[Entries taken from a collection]
=====
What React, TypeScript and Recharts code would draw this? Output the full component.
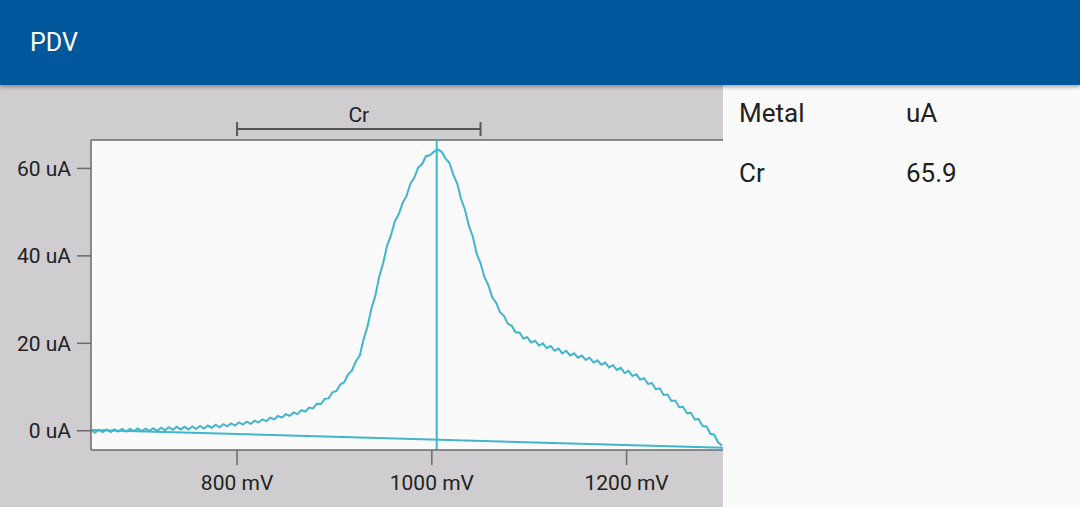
import { LineChart, Line, XAxis, YAxis, CartesianGrid, ReferenceLine } from "recharts";

// voltage sweep: first point and step (mV)
const sweepStart = 650;
const sweepStep = 4;

// measured current (uA), one value per sweep step
const current = [
  0.1, -0.4, 0.2, -0.3, 0.3, -0.3, 0.3, -0.2, 0.4, -0.2,
  0.4, -0.1, 0.5, -0.1, 0.5, 0.0, 0.6, 0.0, 0.7, 0.1,
  0.8, 0.2, 0.9, 0.3, 0.9, 0.3, 1.0, 0.4, 1.1, 0.5,
  1.2, 0.7, 1.4, 0.8, 1.5, 1.0, 1.7, 1.2, 1.9, 1.4,
  2.1, 1.6, 2.3, 1.9, 2.6, 2.2, 3.0, 2.6, 3.4, 3.0,
  3.8, 3.4, 4.2, 3.8, 4.7, 4.4, 5.3, 5.1, 6.2, 6.1,
  7.3, 7.4, 8.8, 9.1, 10.6, 11.1, 12.9, 13.8, 15.9, 17.2,
  21.0, 23.9, 28.0, 30.9, 35.3, 38.3, 42.3, 44.7, 47.9, 49.5,
  52.1, 53.7, 56.5, 57.9, 60.2, 61.0, 62.8, 63.0, 63.8, 64.4,
  63.8, 62.3, 61.3, 58.6, 56.6, 53.0, 50.6, 46.9, 44.5, 40.5,
  38.3, 35.2, 33.3, 30.5, 29.3, 27.1, 26.3, 24.5, 24.0, 22.5,
  22.5, 21.1, 21.4, 20.2, 20.6, 19.5, 20.0, 18.9, 19.4, 18.3,
  18.8, 17.7, 18.3, 17.2, 17.7, 16.7, 17.2, 16.2, 16.7, 15.6,
  16.1, 15.1, 15.6, 14.5, 15.0, 13.9, 14.4, 13.2, 13.7, 12.5,
  12.9, 11.7, 12.0, 10.7, 10.9, 9.5, 9.7, 8.2, 8.3, 6.8,
  6.9, 5.4, 5.5, 4.0, 4.1, 2.6, 2.7, 1.1, 1.0, -0.7,
  -0.9, -2.7, -3.4,
];

// baseline drawn under the peak (mV, uA)
const baselineMv = [650, 1299];
const baselineUa = [0.2, -3.9];

// detected peak
const peakMetal = "Cr";
const peakPotential = 1005;
const peakWindow = [800, 1050];
const peakHeight = "65.9";

const xTicks = [800, 1000, 1200];
const yTicks = [0, 20, 40, 60];
const xDomain = [650, 1299];
const yDomain = [-4.4, 66.5];

const trace = current.map((ua, i) => ({ mv: sweepStart + i * sweepStep, ua }));
const baseline = baselineMv.map((mv, i) => ({ mv, ua: baselineUa[i] }));

const lineColor = "#41b5cd";
const axisColor = "#6a6a6a";
const font = "Roboto, sans-serif";

export default function App() {
  const yMax = yDomain[1];
  const barY = yMax + 2.5;
  return (
    <div
      style={{
        position: "absolute",
        left: 0,
        top: 0,
        width: 1080,
        height: 507,
        background: "#fafafa",
        fontFamily: font,
        overflow: "hidden",
      }}
    >
      <div
        style={{
          position: "absolute",
          left: 0,
          top: 85,
          width: 723,
          height: 422,
          background: "#cfcdd0",
        }}
      >
        <LineChart
          width={723}
          height={422}
          margin={{ top: 55, right: 0, bottom: 0, left: 0 }}
        >
          <CartesianGrid horizontal={false} vertical={false} fill="#fafafa" />
          <XAxis
            type="number"
            dataKey="mv"
            domain={xDomain}
            ticks={xTicks}
            allowDataOverflow
            height={57}
            tickSize={15}
            tickMargin={10}
            tickFormatter={(v) => `${v} mV`}
            stroke={axisColor}
            strokeWidth={1.5}
            tick={{ fill: "#222", fontSize: 21, fontFamily: font }}
          />
          <YAxis
            type="number"
            dataKey="ua"
            domain={yDomain}
            ticks={yTicks}
            allowDataOverflow
            width={91}
            tickSize={14}
            tickMargin={6}
            tickFormatter={(v) => `${v} uA`}
            stroke={axisColor}
            strokeWidth={1.5}
            tick={{ fill: "#222", fontSize: 21, fontFamily: font }}
          />
          <ReferenceLine y={yMax} stroke={axisColor} strokeWidth={1.5} />
          <Line
            data={baseline}
            dataKey="ua"
            type="linear"
            stroke={lineColor}
            strokeWidth={2}
            dot={false}
            isAnimationActive={false}
          />
          <Line
            data={trace}
            dataKey="ua"
            type="linear"
            stroke={lineColor}
            strokeWidth={2}
            dot={false}
            isAnimationActive={false}
          />
          <ReferenceLine x={peakPotential} stroke={lineColor} strokeWidth={2} />
          <ReferenceLine
            segment={[
              { x: peakWindow[0], y: barY },
              { x: peakWindow[1], y: barY },
            ]}
            ifOverflow="visible"
            stroke="#555"
            strokeWidth={2}
            label={{
              value: peakMetal,
              position: "top",
              offset: 7,
              fill: "#222",
              fontSize: 21,
              fontFamily: font,
            }}
          />
          <ReferenceLine
            segment={[
              { x: peakWindow[0], y: barY - 1.6 },
              { x: peakWindow[0], y: barY + 1.6 },
            ]}
            ifOverflow="visible"
            stroke="#555"
            strokeWidth={2}
          />
          <ReferenceLine
            segment={[
              { x: peakWindow[1], y: barY - 1.6 },
              { x: peakWindow[1], y: barY + 1.6 },
            ]}
            ifOverflow="visible"
            stroke="#555"
            strokeWidth={2}
          />
        </LineChart>
      </div>

      <div
        style={{
          position: "absolute",
          left: 0,
          top: 0,
          width: 1080,
          height: 85,
          background: "#01579b",
          boxShadow: "0 2px 4px rgba(0,0,0,0.35)",
          zIndex: 2,
        }}
      >
        <div
          style={{
            position: "absolute",
            left: 30,
            top: 28,
            color: "#ffffff",
            fontSize: 25,
            lineHeight: "30px",
          }}
        >
          PDV
        </div>
      </div>

      <div style={{ position: "absolute", left: 739, top: 97, fontSize: 26, lineHeight: "32px", color: "#212121" }}>
        Metal
      </div>
      <div style={{ position: "absolute", left: 906, top: 97, fontSize: 26, lineHeight: "32px", color: "#212121" }}>
        uA
      </div>
      <div style={{ position: "absolute", left: 739, top: 157, fontSize: 26, lineHeight: "32px", color: "#212121" }}>
        {peakMetal}
      </div>
      <div style={{ position: "absolute", left: 906, top: 157, fontSize: 26, lineHeight: "32px", color: "#212121" }}>
        {peakHeight}
      </div>
    </div>
  );
}
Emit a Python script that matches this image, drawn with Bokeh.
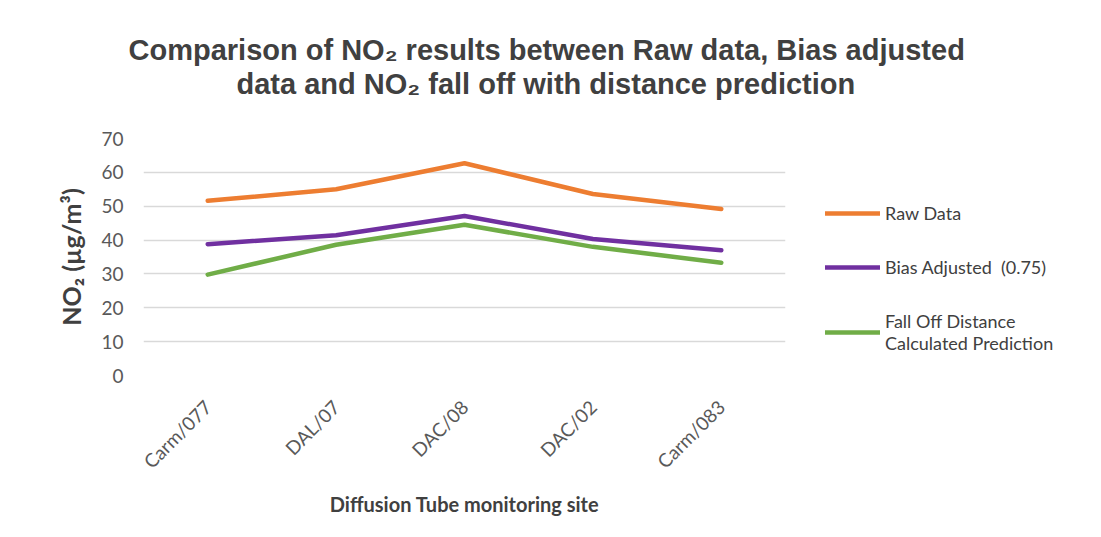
import math
from bokeh.plotting import figure
from bokeh.models import FactorRange, Range1d, Legend, LegendItem, Title, FixedTicker
from bokeh.embed import file_html
from bokeh.resources import INLINE

sites = ["Carm/077", "DAL/07", "DAC/08", "DAC/02", "Carm/083"]
raw = [51.6, 55.0, 62.7, 53.6, 49.2]
bias = [38.8, 41.4, 47.1, 40.3, 37.0]
falloff = [29.8, 38.6, 44.5, 38.0, 33.3]
series_names = ["Raw Data", "Bias Adjusted  (0.75)", "Fall Off Distance\nCalculated Prediction"]
colors = ["#ED7D31", "#7030A0", "#70AD47"]
y_ticks = [0, 10, 20, 30, 40, 50, 60, 70]
title_lines = ["Comparison of NO\u2082 results between Raw data, Bias adjusted",
               "data and NO\u2082 fall off with distance prediction"]
y_title = "NO\u2082 (\u00b5g/m\u00b3)"
x_title = "Diffusion Tube monitoring site"

p = figure(frame_width=642, frame_height=237,
           x_range=FactorRange(*sites, range_padding=0),
           y_range=Range1d(0, 70),
           output_backend="svg", toolbar_location=None,
           min_border_left=143, min_border_right=310,
           min_border_top=138, min_border_bottom=146)
p.outline_line_color = None
p.background_fill_color = "white"
p.border_fill_color = "white"

p.xgrid.grid_line_color = None
p.ygrid.grid_line_color = "#D9D9D9"
p.ygrid.grid_line_width = 1.3
p.yaxis.ticker = FixedTicker(ticks=y_ticks)

for ax in (p.xaxis[0], p.yaxis[0]):
    ax.axis_line_color = None
    ax.major_tick_line_color = None
    ax.minor_tick_line_color = None
    ax.major_label_text_font = "Lato"
    ax.major_label_text_font_size = "19px"
    ax.major_label_text_color = "#595959"
    ax.axis_label_text_font = "Lato"
    ax.axis_label_text_font_style = "bold"
    ax.axis_label_text_color = "#404040"

p.yaxis.major_label_standoff = 14
p.yaxis.axis_label = y_title
p.yaxis.axis_label_text_font_size = "25px"
p.yaxis.axis_label_standoff = 12

p.xaxis.major_label_orientation = math.pi / 4
p.xaxis.major_label_standoff = 22
p.xaxis.axis_label = x_title
p.xaxis.axis_label_text_font_size = "20px"
p.xaxis.axis_label_standoff = 8

renderers = []
for vals, c in zip([raw, bias, falloff], colors):
    r = p.line(x=sites, y=vals, line_color=c, line_width=4.5,
               line_cap="round", line_join="round")
    renderers.append(r)

legend = Legend(items=[LegendItem(label=n, renderers=[r]) for n, r in zip(series_names, renderers)],
                location=(40, 21))
legend.border_line_color = None
legend.background_fill_alpha = 0
legend.padding = 0
legend.margin = 0
legend.spacing = 32
legend.glyph_width = 55
legend.glyph_height = 20
legend.label_standoff = 5
legend.label_text_font = "Lato"
legend.label_text_font_size = "18px"
legend.label_text_line_height = 1.6
legend.label_text_color = "#404040"
p.add_layout(legend, "right")

# titles: stacked outward from the frame (spacer, line 2, line 1)
title_style = dict(text_font="Liberation Sans", text_font_style="bold",
                   text_font_size="29px", text_color="#404040", align="left")
p.add_layout(Title(text=" ", text_font_size="10px", standoff=26), "above")
p.add_layout(Title(text=title_lines[1], offset=93, standoff=0, **title_style), "above")
p.add_layout(Title(text=title_lines[0], offset=-15, standoff=0, **title_style), "above")

open("out.html", "w").write(file_html(p, INLINE))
=====
● Short task
All lines holding the word "drawn" should be picked out and copied.

● Response for this exercise
// baseline drawn under the peak (mV, uA)
Emit a Python script that matches this image, drawn with Bokeh.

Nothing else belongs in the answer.